When I began to write this book, Castro was still strong enough to stand in the midday sun and give two-hour-long speeches. As I finished it, he had vanished from view, suffering from a severe intestinal disorder, having handed power over to his then seventy-six-year-old younger brother, Raúl. "The Revolution is stronger than ever," Raúl had proclaimed in 2009 on the occasion of the revolution's fiftieth anniversary. "Glory to our heroes and martyrs." News photographs of the event showed Raúl dressed in military uniform, addressing an invited audience of elderly army officers under the hot Caribbean sun. It was a significant symmetry: half a century before, a young and charismatic lawyer had taken power in Havana, displacing a corrupt dictator, while an old general, President Eisenhower, sat in the White House. Now, fifty years later, a young, charismatic, and black lawyer was in the White House, while an aging white general sought to maintain the dream of a flawed revolution in Cuba.

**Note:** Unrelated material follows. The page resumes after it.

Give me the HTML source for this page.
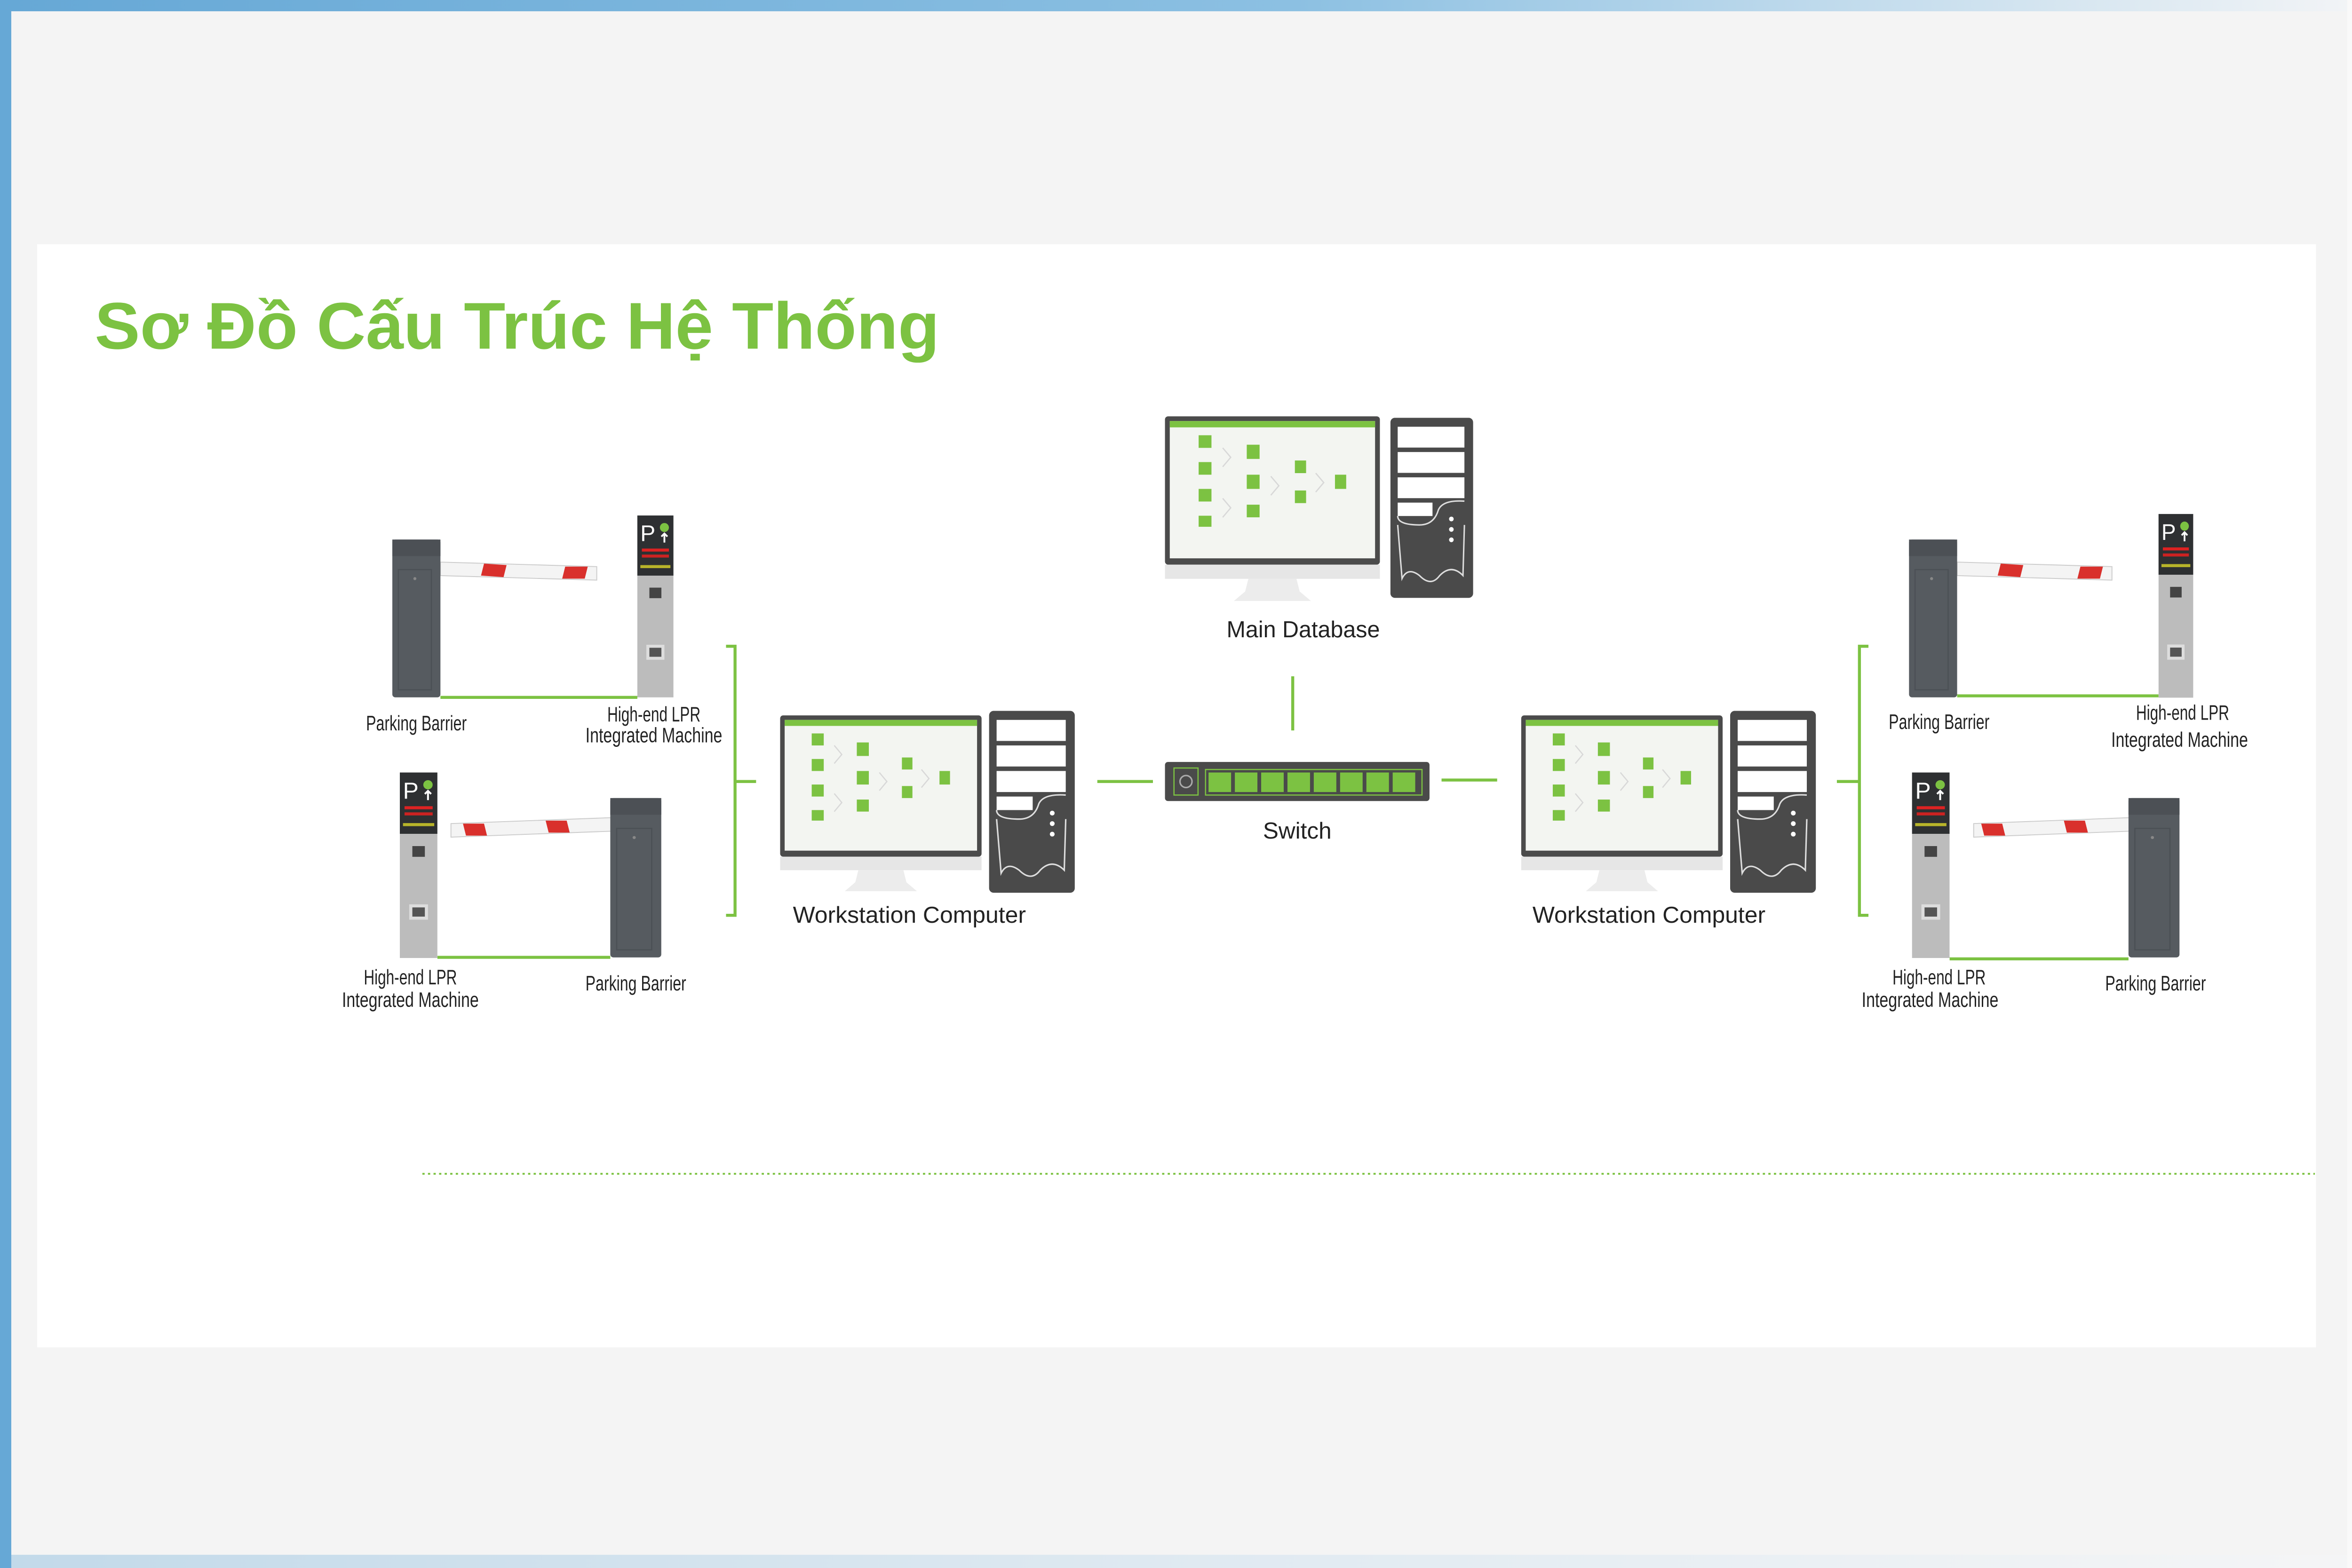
<!DOCTYPE html>
<html><head><meta charset="utf-8"><style>
html,body{margin:0;padding:0;background:#f4f4f4;}
svg{display:block;}
.lb{font-family:"Liberation Sans",sans-serif;font-size:14px;fill:#222;text-anchor:middle;}
.mb{font-family:"Liberation Sans",sans-serif;font-size:15.5px;fill:#222;text-anchor:middle;}
</style></head><body>
<svg width="5001" height="3334" viewBox="0 0 1565 1043.3" preserveAspectRatio="none" xmlns="http://www.w3.org/2000/svg">
<defs>
<linearGradient id="tg" x1="0" x2="1" y1="0" y2="0"><stop offset="0" stop-color="#66a8d6"/><stop offset="0.55" stop-color="#8cc0e2"/><stop offset="1" stop-color="#f2f4f6"/></linearGradient>
<linearGradient id="bg" x1="0" x2="1" y1="0" y2="0"><stop offset="0" stop-color="#66a8d6"/><stop offset="0.5" stop-color="#b9d6ec"/><stop offset="1" stop-color="#f6f8fa"/></linearGradient>
<symbol id="mon" viewBox="0 0 134 117" width="134" height="117" overflow="visible">
<rect x="0" y="0" width="134" height="94" rx="2" fill="#4b4b4b"/>
<rect x="3" y="3" width="128" height="87" fill="#f3f5f1"/>
<rect x="3" y="3" width="128" height="4" fill="#7cc242"/>
<g fill="#7cc242">
<rect x="21" y="12" width="8" height="8"/><rect x="21" y="29" width="8" height="8"/><rect x="21" y="46" width="8" height="8"/><rect x="21" y="63" width="8" height="7"/>
<rect x="51" y="18" width="8" height="9"/><rect x="51" y="37" width="8" height="9"/><rect x="51" y="56" width="8" height="8"/>
<rect x="81" y="28" width="7" height="8"/><rect x="81" y="47" width="7" height="8"/>
<rect x="106" y="37" width="7" height="9"/>
</g>
<g stroke="#d8d8d8" fill="none" stroke-width="0.8"><path d="M36 20 L41 26 L36 32"/><path d="M36 52 L41 58 L36 64"/><path d="M66 38 L71 44 L66 50"/><path d="M94 36 L99 42 L94 48"/></g>
<rect x="0" y="94" width="134" height="9" fill="#e6e6e6"/>
<path d="M52 103 L82 103 L84 111 L91 117 L43 117 L50 111Z" fill="#ececec"/>
</symbol>
<symbol id="tow" viewBox="0 0 57 121" width="57" height="121" overflow="visible">
<rect x="0" y="0" width="57" height="121" rx="3" fill="#4a4a4a"/>
<rect x="5" y="6" width="46" height="14" fill="#fff"/>
<rect x="5" y="23" width="46" height="14" fill="#fff"/>
<rect x="5" y="40" width="46" height="14" fill="#fff"/>
<rect x="5" y="57" width="24" height="9" fill="#fff"/>
<g fill="none" stroke="#ddd" stroke-width="1"><path d="M5 66 Q5 72 20 72 Q30 72 33 62 Q36 55 51 56"/><path d="M5 72 L8 108 Q12 100 20 106 Q28 114 34 106 Q42 98 50 106 L51 72"/></g>
<g fill="#fff"><circle cx="42" cy="68" r="1.6"/><circle cx="42" cy="75" r="1.6"/><circle cx="42" cy="82" r="1.6"/></g>
</symbol>
<symbol id="post" viewBox="0 0 32 105" width="32" height="105" overflow="visible">
<rect x="0" y="0" width="32" height="105" rx="2" fill="#565b60"/>
<rect x="0" y="0" width="32" height="11" fill="#4c5055"/>
<rect x="4" y="20" width="22" height="80" fill="none" stroke="#4b5055" stroke-width="0.8"/>
<circle cx="15" cy="26" r="1" fill="#888"/>
</symbol>
<symbol id="lpr" viewBox="0 0 24 121" width="24" height="121" overflow="visible">
<rect x="0" y="0" width="24" height="121" fill="#bcbcbc"/>
<rect x="0" y="0" width="24" height="40" fill="#2e3032"/>
<text x="2" y="17" font-family="Liberation Sans,sans-serif" font-size="15" fill="#fff">P</text>
<circle cx="18" cy="8" r="3" fill="#7cc242"/>
<path d="M18 12 L18 18 M16 14 L18 12 L20 14" stroke="#fff" stroke-width="1.2" fill="none"/>
<rect x="3" y="22" width="18" height="2" fill="#d22"/><rect x="3" y="26" width="18" height="2" fill="#c22"/>
<rect x="2" y="33" width="20" height="2" fill="#b8b42a"/>
<rect x="8" y="48" width="8" height="7" fill="#444"/>
<rect x="6" y="86" width="12" height="10" fill="#ddd"/><rect x="8" y="88" width="8" height="6" fill="#555"/>
</symbol>
</defs>
<rect x="0" y="0" width="1565" height="1043.3" fill="#f4f4f4"/>
<rect x="0" y="0" width="1565" height="7.5" fill="url(#tg)"/>
<rect x="0" y="0" width="7.5" height="1043.3" fill="#66a8d6"/>
<rect x="7.5" y="1034.5" width="1557.5" height="9" fill="url(#bg)" opacity="0.35"/>
<rect x="1561.5" y="0" width="3.5" height="1043.3" fill="#f9f9f9"/>
<rect x="24.7" y="162.5" width="1516" height="734" fill="#fff"/>

<text x="63" y="232" font-family="Liberation Sans,sans-serif" font-weight="bold" font-size="44" fill="#7cc242" textLength="562" lengthAdjust="spacingAndGlyphs">Sơ Đồ Cấu Trúc Hệ Thống</text>

<g stroke="#7cc242" stroke-width="2" fill="none">
<path d="M483 430 H489 V609 H483 M489 520 H503"/>
<path d="M1243 430 H1237 V609 H1243 M1237 520 H1222"/>
<path d="M730 520 H767"/><path d="M959 519 H996"/><path d="M860 450 V486"/>
<path d="M293 464 H424"/><path d="M291 637 H406"/>
<path d="M1302 463 H1436"/><path d="M1297 638 H1416"/>
</g>
<line x1="281" y1="781" x2="1540" y2="781" stroke="#7cc242" stroke-width="1.2" stroke-dasharray="1.5 2.2"/>

<use href="#mon" transform="translate(775,277) scale(1.067,1.05)"/>
<use href="#tow" transform="translate(925,278) scale(0.965,0.99)"/>
<use href="#mon" transform="translate(519,476)"/>
<use href="#tow" transform="translate(658,473)"/>
<use href="#mon" transform="translate(1012,476)"/>
<use href="#tow" transform="translate(1151,473)"/>

<rect x="775" y="507" width="176" height="26" rx="2" fill="#4a4a4a"/>
<rect x="781" y="511" width="16" height="18" fill="none" stroke="#7cc242" stroke-width="0.8"/>
<circle cx="789" cy="520" r="4" fill="none" stroke="#aaa" stroke-width="1"/>
<g fill="#7cc242"><rect x="802" y="512" width="144" height="17" fill="none" stroke="#7cc242" stroke-width="0.8"/>
<rect x="804" y="514" width="15" height="13"/><rect x="821.5" y="514" width="15" height="13"/><rect x="839" y="514" width="15" height="13"/><rect x="856.5" y="514" width="15" height="13"/><rect x="874" y="514" width="15" height="13"/><rect x="891.5" y="514" width="15" height="13"/><rect x="909" y="514" width="15" height="13"/><rect x="926.5" y="514" width="15" height="13"/></g>

<polygon points="293,374 397,377 397,386 293,383" fill="#f4f4f4" stroke="#ccc" stroke-width="0.6"/>
<polygon points="322,375 337,376 335,384 320,383" fill="#d9302c"/><polygon points="376,377 391,377 389,385 374,385" fill="#d9302c"/>
<use href="#post" transform="translate(261,359)"/>
<use href="#lpr" transform="translate(424,343)"/>
<polygon points="300,548 408,544 408,553 300,557" fill="#f4f4f4" stroke="#ccc" stroke-width="0.6"/>
<polygon points="308,548 322,548 324,556 310,556" fill="#d9302c"/><polygon points="363,546 377,546 379,554 365,554" fill="#d9302c"/>
<use href="#lpr" transform="translate(266,514) scale(1.04,1.02)"/>
<use href="#post" transform="translate(406,531) scale(1.06,1.01)"/>
<polygon points="1302,374 1405,377 1405,386 1302,383" fill="#f4f4f4" stroke="#ccc" stroke-width="0.6"/>
<polygon points="1331,375 1346,376 1344,384 1329,383" fill="#d9302c"/><polygon points="1384,377 1399,377 1397,385 1382,385" fill="#d9302c"/>
<use href="#post" transform="translate(1270,359)"/>
<use href="#lpr" transform="translate(1436,342) scale(0.96,1.01)"/>
<polygon points="1313,548 1418,544 1418,553 1313,557" fill="#f4f4f4" stroke="#ccc" stroke-width="0.6"/>
<polygon points="1318,548 1332,548 1334,556 1320,556" fill="#d9302c"/><polygon points="1373,546 1387,546 1389,554 1375,554" fill="#d9302c"/>
<use href="#lpr" transform="translate(1272,514) scale(1.04,1.02)"/>
<use href="#post" transform="translate(1416,531) scale(1.06,1.01)"/>

<text class="mb" x="867" y="424" textLength="102" lengthAdjust="spacingAndGlyphs">Main Database</text>
<text class="mb" x="863" y="558">Switch</text>
<text class="mb" x="605" y="614" textLength="155" lengthAdjust="spacingAndGlyphs">Workstation Computer</text>
<text class="mb" x="1097" y="614" textLength="155" lengthAdjust="spacingAndGlyphs">Workstation Computer</text>

<text class="lb" x="277" y="486" textLength="67" lengthAdjust="spacingAndGlyphs">Parking Barrier</text>
<text class="lb" x="435" y="480" textLength="62" lengthAdjust="spacingAndGlyphs">High-end LPR</text>
<text class="lb" x="435" y="494" textLength="91" lengthAdjust="spacingAndGlyphs">Integrated Machine</text>
<text class="lb" x="273" y="655" textLength="62" lengthAdjust="spacingAndGlyphs">High-end LPR</text>
<text class="lb" x="273" y="670" textLength="91" lengthAdjust="spacingAndGlyphs">Integrated Machine</text>
<text class="lb" x="423" y="659" textLength="67" lengthAdjust="spacingAndGlyphs">Parking Barrier</text>

<text class="lb" x="1290" y="485" textLength="67" lengthAdjust="spacingAndGlyphs">Parking Barrier</text>
<text class="lb" x="1452" y="479" textLength="62" lengthAdjust="spacingAndGlyphs">High-end LPR</text>
<text class="lb" x="1450" y="497" textLength="91" lengthAdjust="spacingAndGlyphs">Integrated Machine</text>
<text class="lb" x="1290" y="655" textLength="62" lengthAdjust="spacingAndGlyphs">High-end LPR</text>
<text class="lb" x="1284" y="670" textLength="91" lengthAdjust="spacingAndGlyphs">Integrated Machine</text>
<text class="lb" x="1434" y="659" textLength="67" lengthAdjust="spacingAndGlyphs">Parking Barrier</text>
</svg>
</body></html>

Far too much, whole libraries, has already been written about the revolution. As the island limps toward the end of the Castro brothers' rule, what interests me more are the events that preceded and caused it. A famous historian once suggested to me that recovering a better knowledge of this history could play as crucial a role in the country's future as it did in Russia before the fall of the Soviet Union. If so, thinking about Cuba's "before" therefore also meant thinking about its "after." In Havana, a wise friend counseled me that this was a vain and preposterous task. Better, he said, to ponder something else, as so many people had been proven so wrong over so many years. I only half took his advice, though, as it is impossible not to wonder about Cuba's future even if I have done so through the lens of its past.
I think of a speech that Winston Churchill gave in the House of Commons when Neville Chamberlain died in 1940. The great British wartime prime minister — who first saw action in Cuba as a young man, where he began to smoke large cigars — described to Parliament how history, "with its flickering lamp, stumbles along the trail of the past, trying to reconstruct its scenes, to revive its echoes, and kindle with pale gleams the passion of former days." So it is that my concern here is with the flickering myths, untold stories, and simple facts that surround the life and businesses of Cuba's once-richest man, and the Cuba in which he lived. Sometimes I have turned to my mother's family to help reveal these half-hidden times. This is not out of any sense of vanity. Rather it is because they also formed part of a prerevolutionary way of life that supposedly heaped so many inequities on the island that civil war, the exile of a tenth of the population, and the enduring struggle of those who remained were somehow inevitable. Shrunken, their stories form part of a calumnious revolutionary narrative that diminishes Cuba's past — sometimes inglorious, but not always. Expanded and brought back to life, they also suggest happier futures.